There comes a moment in a bird's rehabilitation arc when you walk in and you KNOW he's ready to go. This titmouse was ricocheting off the bars of the cage, more every day, and I saw him stretch both wings up over his back. The droop had disappeared; he was eating us out of house and home, and he was hitting the sides of the cage so hard as he flew around that I knew it was time to release him before he damaged himself. You need to release them when they're sufficiently healed, but before they lose their wild edge. This picture shows both wings engaged as he shoots up from the floor of the cage.
So he got his flight test in my 10 x 10' aviary this morning, and passed it. He clung to the screen, wanting out!

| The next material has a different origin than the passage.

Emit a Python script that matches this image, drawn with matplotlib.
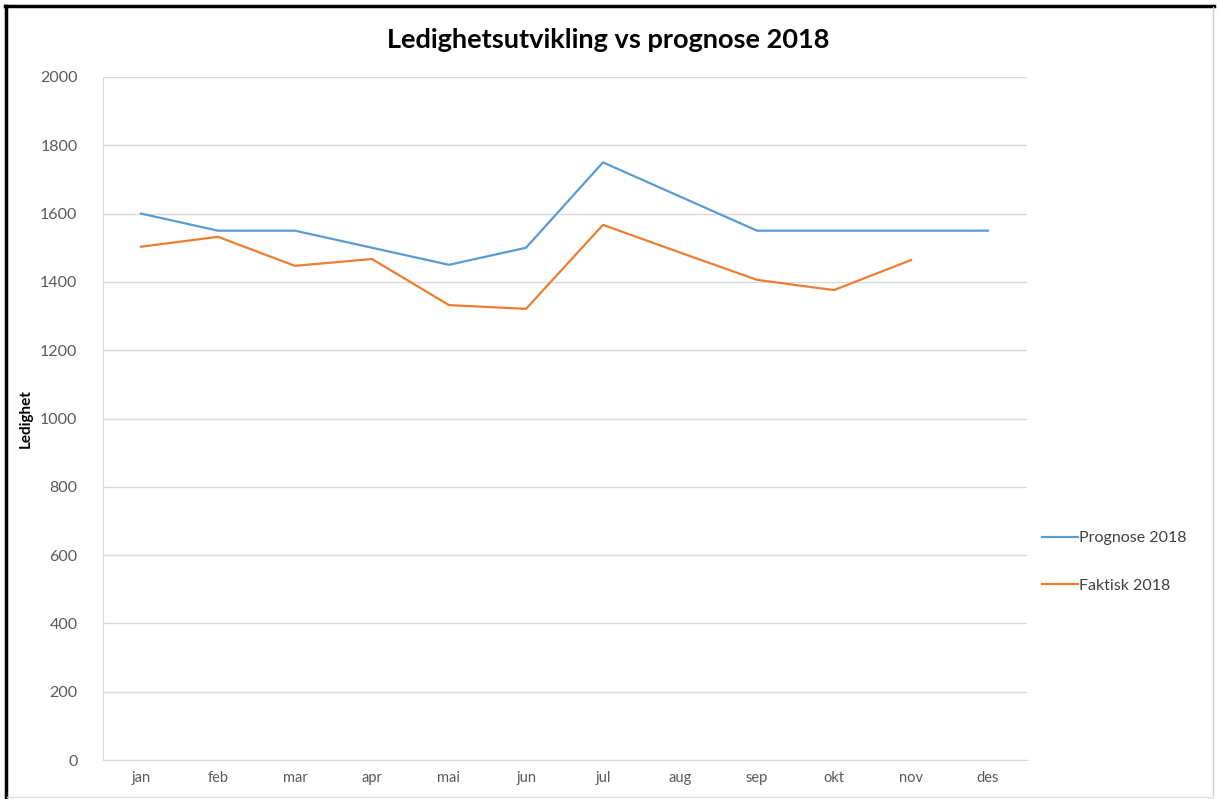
import matplotlib
matplotlib.use("Agg")
import matplotlib.pyplot as plt
from matplotlib.lines import Line2D

months = ["jan", "feb", "mar", "apr", "mai", "jun", "jul", "aug", "sep", "okt", "nov", "des"]
prognose = [1600, 1550, 1550, 1500, 1450, 1500, 1750, 1650, 1550, 1550, 1550, 1550]
faktisk = [1503, 1532, 1447, 1467, 1332, 1321, 1567, 1486, 1406, 1376, 1464]
yticks = [0, 200, 400, 600, 800, 1000, 1200, 1400, 1600, 1800, 2000]

plt.rcParams['font.family'] = ['Lato', 'DejaVu Sans']

W, H = 1217, 799
fig = plt.figure(figsize=(W / 100, H / 100), dpi=100)
ax = fig.add_axes([102.5 / W, 1 - 760 / H, (1026.5 - 102.5) / W, (760 - 77) / H])

x = list(range(len(months)))
ax.plot(x, prognose, color="#5B9BD5", lw=1.6, label="Prognose 2018", solid_joinstyle="round")
ax.plot(x[:len(faktisk)], faktisk, color="#ED7D31", lw=1.6, label="Faktisk 2018", solid_joinstyle="round")

ax.set_xlim(-0.5, len(months) - 0.5)
ax.set_ylim(0, 2000)
ax.set_yticks(yticks)
ax.set_yticklabels([str(v) for v in yticks], fontsize=11.5, color="#595959")
ax.set_xticks(x)
ax.set_xticklabels(months, fontsize=10.5, color="#595959")
ax.tick_params(axis="both", length=0, pad=8)
ax.tick_params(axis="y", pad=18)
ax.grid(axis="y", color="#D9D9D9", lw=1)
ax.set_axisbelow(True)
for s in ["top", "right"]:
    ax.spines[s].set_visible(False)
ax.spines["left"].set_color("#D9D9D9")
ax.spines["bottom"].set_color("#D9D9D9")

ax.set_ylabel("Ledighet", fontsize=11, fontweight="bold", color="#000000")
ax.yaxis.set_label_coords(-70 / (1026.5 - 102.5), 0.5)

fig.text(608 / W, 1 - 40 / H, "Ledighetsutvikling vs prognose 2018", ha="center", va="center",
         fontsize=19.5, fontweight="bold", color="#000000")

leg = ax.legend(loc="center left", bbox_to_anchor=(1028 / W, 1 - 562 / H), bbox_transform=fig.transFigure,
                frameon=False, fontsize=11.5, handlelength=2.2, handletextpad=0.1, labelspacing=2.1)
for t in leg.get_texts():
    t.set_color("#404040")

# outer border: black top and left, light gray right and bottom
fig.add_artist(Line2D([6 / W, 6 / W], [0, 1 - 6 / H], transform=fig.transFigure, color="#000000", lw=2.5))
fig.add_artist(Line2D([5 / W, 1214 / W], [1 - 6 / H, 1 - 6 / H], transform=fig.transFigure, color="#000000", lw=2.5))
fig.add_artist(Line2D([1213 / W, 1213 / W], [2 / H, 1 - 7 / H], transform=fig.transFigure, color="#D0D0D0", lw=1))
fig.add_artist(Line2D([7 / W, 1213 / W], [2 / H, 2 / H], transform=fig.transFigure, color="#E0E0E0", lw=1))

fig.savefig("out.png", dpi=100)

I wanted to release him in the front yard where he could see all the feeders, and the other titmice coming to them. I wasn't about to send him back where he was first injured, for obvious reasons. I figured it's better he start a new life on a cat-free sanctuary than hang out in his old haunts and risk getting nailed again.
So Bill snapped a couple of release day photos--I had to be having a bad hair day AND wearing my Sesame Street fashions, didn't I?
Man, could he cuss! Oh, I am such a glamourpuss.Trying to let the world's worst haircut grow out enough to be fixed. This shot should take care of any potential stalkers.
We took the titmouse out in the yard. He flew all the way across the yard, with a slight twist of the left wing, but he flew high and well, certainly well enough for a nonmigratory bird who moves from tree to tree in the forest. He rested awhile in the forsythia, where several juncos came to keep him company, then flew to the Russian prune hedge. I went out to try to get a picture of him fluffing, wiping his bill, and preening, and he flew right over my head, back toward the feeders (a distance of perhaps 50 yards), paused a moment in a little birch, then landed on the peanut feeder!
If I hadn't seen it with my own eyes, I'd never have believed it. What a guy. Has it all figured out within ten minutes of release. People should get on with their lives as handily. All the feeder birds spooked, and he rocketed into the woods with three or four other titmice. Not all rehab stories end so well. Now I'll be peering at every titmouse I see, wondering if it's him. O happy, happy day! Making the world a nicer place, one titmouse at a time.